### GOAL OF THE EXERCISE
Take the line containing "Recreate this image", the line containing "v = list(range(0, 2001, 20))", and all lines between them, and transcribe them exactly. Leave out pictures.

** start PROVIDED MATERIAL **

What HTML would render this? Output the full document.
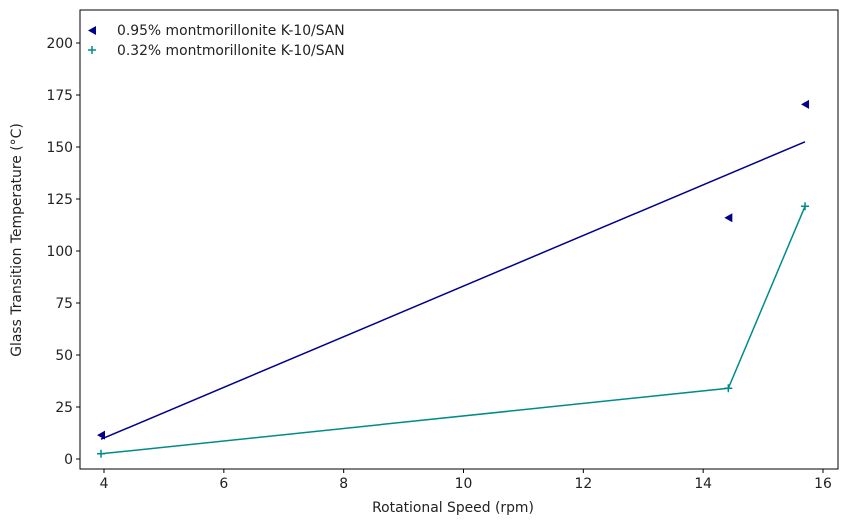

** end PROVIDED MATERIAL **
** start PROVIDED MATERIAL **

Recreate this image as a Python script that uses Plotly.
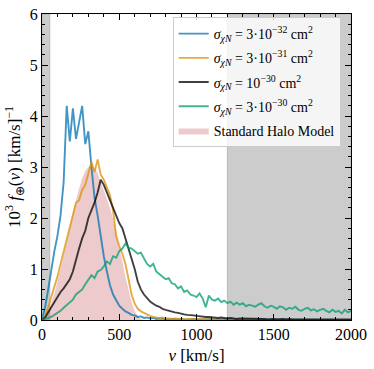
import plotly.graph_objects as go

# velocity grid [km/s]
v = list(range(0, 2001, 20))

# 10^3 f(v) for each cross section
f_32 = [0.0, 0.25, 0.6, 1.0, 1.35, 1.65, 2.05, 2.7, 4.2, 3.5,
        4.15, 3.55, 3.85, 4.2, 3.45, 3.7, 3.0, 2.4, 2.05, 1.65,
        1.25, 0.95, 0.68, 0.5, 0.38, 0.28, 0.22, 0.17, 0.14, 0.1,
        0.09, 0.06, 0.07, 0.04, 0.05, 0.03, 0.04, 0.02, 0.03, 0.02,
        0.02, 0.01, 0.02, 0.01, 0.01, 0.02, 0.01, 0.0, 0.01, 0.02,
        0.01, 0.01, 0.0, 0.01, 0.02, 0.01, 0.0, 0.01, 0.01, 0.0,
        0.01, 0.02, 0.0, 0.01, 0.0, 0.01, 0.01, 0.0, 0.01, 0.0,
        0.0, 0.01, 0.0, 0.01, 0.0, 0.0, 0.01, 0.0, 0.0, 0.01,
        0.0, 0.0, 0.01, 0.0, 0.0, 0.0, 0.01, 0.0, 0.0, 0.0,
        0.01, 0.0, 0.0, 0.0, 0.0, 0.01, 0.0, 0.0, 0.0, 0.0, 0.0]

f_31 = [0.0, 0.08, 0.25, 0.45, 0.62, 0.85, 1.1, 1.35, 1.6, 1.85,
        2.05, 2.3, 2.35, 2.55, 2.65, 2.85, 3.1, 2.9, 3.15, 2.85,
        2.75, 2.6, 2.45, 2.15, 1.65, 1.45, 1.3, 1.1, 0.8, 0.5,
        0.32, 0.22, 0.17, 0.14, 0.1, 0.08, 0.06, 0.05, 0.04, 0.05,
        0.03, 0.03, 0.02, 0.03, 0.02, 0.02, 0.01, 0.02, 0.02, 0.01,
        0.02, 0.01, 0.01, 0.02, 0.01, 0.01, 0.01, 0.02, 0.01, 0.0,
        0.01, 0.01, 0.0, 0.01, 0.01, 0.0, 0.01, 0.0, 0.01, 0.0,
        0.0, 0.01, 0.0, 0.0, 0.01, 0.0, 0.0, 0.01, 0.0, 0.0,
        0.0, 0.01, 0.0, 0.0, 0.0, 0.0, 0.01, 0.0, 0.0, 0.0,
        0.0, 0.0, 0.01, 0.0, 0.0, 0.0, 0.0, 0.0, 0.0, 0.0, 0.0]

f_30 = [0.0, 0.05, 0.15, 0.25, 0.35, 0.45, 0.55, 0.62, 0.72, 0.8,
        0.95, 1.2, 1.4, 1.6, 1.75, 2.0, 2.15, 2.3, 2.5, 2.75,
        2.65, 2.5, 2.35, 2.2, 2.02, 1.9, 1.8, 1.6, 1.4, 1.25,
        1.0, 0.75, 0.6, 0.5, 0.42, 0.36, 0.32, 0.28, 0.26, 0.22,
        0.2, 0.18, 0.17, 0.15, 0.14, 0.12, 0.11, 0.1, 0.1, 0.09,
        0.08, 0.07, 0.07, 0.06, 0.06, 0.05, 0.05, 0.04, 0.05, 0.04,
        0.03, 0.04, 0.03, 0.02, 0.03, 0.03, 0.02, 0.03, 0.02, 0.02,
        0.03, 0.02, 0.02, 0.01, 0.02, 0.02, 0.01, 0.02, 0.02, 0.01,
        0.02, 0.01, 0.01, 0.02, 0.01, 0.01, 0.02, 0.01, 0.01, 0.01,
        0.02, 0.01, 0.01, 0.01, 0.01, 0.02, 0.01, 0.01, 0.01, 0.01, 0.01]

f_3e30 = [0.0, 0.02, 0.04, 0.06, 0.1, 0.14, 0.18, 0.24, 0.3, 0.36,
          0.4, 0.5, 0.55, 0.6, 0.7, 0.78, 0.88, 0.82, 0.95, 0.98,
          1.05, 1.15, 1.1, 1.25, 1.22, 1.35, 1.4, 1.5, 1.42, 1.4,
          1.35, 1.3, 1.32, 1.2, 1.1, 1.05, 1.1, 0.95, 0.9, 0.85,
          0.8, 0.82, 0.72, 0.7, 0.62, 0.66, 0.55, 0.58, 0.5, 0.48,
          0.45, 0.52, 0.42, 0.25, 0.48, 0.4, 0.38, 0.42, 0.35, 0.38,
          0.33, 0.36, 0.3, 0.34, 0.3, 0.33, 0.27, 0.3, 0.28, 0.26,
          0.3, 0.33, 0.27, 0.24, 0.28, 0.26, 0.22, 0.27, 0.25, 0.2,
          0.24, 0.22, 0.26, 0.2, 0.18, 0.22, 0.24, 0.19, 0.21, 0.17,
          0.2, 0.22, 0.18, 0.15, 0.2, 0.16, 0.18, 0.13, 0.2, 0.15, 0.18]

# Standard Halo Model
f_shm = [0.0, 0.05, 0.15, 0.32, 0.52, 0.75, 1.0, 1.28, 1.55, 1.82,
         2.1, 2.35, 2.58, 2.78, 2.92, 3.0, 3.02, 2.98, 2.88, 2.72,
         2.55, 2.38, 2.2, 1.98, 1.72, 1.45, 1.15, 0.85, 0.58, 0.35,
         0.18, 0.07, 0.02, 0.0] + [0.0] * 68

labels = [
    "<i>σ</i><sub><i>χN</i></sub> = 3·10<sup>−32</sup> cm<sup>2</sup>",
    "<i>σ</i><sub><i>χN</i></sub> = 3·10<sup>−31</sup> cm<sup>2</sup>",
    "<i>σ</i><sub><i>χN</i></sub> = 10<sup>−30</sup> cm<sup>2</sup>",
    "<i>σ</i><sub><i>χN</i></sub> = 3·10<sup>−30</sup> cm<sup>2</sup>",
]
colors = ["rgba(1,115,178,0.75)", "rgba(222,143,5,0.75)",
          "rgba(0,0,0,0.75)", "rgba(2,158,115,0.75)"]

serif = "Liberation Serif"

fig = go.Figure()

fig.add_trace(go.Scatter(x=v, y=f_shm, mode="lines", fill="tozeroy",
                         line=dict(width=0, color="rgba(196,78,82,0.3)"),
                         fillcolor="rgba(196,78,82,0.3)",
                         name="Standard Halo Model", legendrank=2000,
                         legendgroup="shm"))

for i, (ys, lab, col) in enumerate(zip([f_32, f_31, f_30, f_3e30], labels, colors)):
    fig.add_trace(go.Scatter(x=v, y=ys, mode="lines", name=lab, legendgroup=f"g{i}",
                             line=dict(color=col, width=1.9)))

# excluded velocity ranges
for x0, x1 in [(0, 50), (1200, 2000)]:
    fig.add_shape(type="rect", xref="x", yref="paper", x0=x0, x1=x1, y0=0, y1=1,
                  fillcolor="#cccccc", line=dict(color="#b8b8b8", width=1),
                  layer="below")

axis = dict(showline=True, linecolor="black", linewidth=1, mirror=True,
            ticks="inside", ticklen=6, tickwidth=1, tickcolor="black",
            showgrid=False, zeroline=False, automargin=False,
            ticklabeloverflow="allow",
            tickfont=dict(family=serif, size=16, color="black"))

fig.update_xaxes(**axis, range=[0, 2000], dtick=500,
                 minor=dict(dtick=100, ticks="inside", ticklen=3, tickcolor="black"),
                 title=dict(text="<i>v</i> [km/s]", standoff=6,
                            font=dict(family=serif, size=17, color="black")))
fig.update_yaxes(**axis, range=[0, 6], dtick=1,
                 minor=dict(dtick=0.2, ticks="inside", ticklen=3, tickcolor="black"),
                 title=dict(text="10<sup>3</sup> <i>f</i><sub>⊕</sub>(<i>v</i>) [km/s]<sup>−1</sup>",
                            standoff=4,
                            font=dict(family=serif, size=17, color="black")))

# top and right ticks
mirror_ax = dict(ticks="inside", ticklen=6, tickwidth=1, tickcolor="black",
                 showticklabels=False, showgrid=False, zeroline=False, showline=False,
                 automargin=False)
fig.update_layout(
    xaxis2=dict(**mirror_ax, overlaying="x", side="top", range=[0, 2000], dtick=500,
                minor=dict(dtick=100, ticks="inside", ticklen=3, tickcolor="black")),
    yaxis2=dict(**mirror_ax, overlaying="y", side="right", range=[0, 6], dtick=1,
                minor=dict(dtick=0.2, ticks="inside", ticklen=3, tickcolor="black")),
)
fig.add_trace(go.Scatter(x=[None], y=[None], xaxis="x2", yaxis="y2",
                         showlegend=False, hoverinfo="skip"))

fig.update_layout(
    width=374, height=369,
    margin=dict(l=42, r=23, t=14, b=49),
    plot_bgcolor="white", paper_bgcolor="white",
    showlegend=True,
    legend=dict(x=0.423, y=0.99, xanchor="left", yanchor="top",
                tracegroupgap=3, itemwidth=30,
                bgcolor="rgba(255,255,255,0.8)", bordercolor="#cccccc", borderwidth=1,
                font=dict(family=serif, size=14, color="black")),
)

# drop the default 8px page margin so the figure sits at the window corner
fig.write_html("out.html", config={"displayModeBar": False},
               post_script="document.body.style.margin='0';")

** end PROVIDED MATERIAL **

### RESPONSE FOR THIS EXERCISE
Recreate this image as a Python script that uses Plotly.
import plotly.graph_objects as go

# velocity grid [km/s]
v = list(range(0, 2001, 20))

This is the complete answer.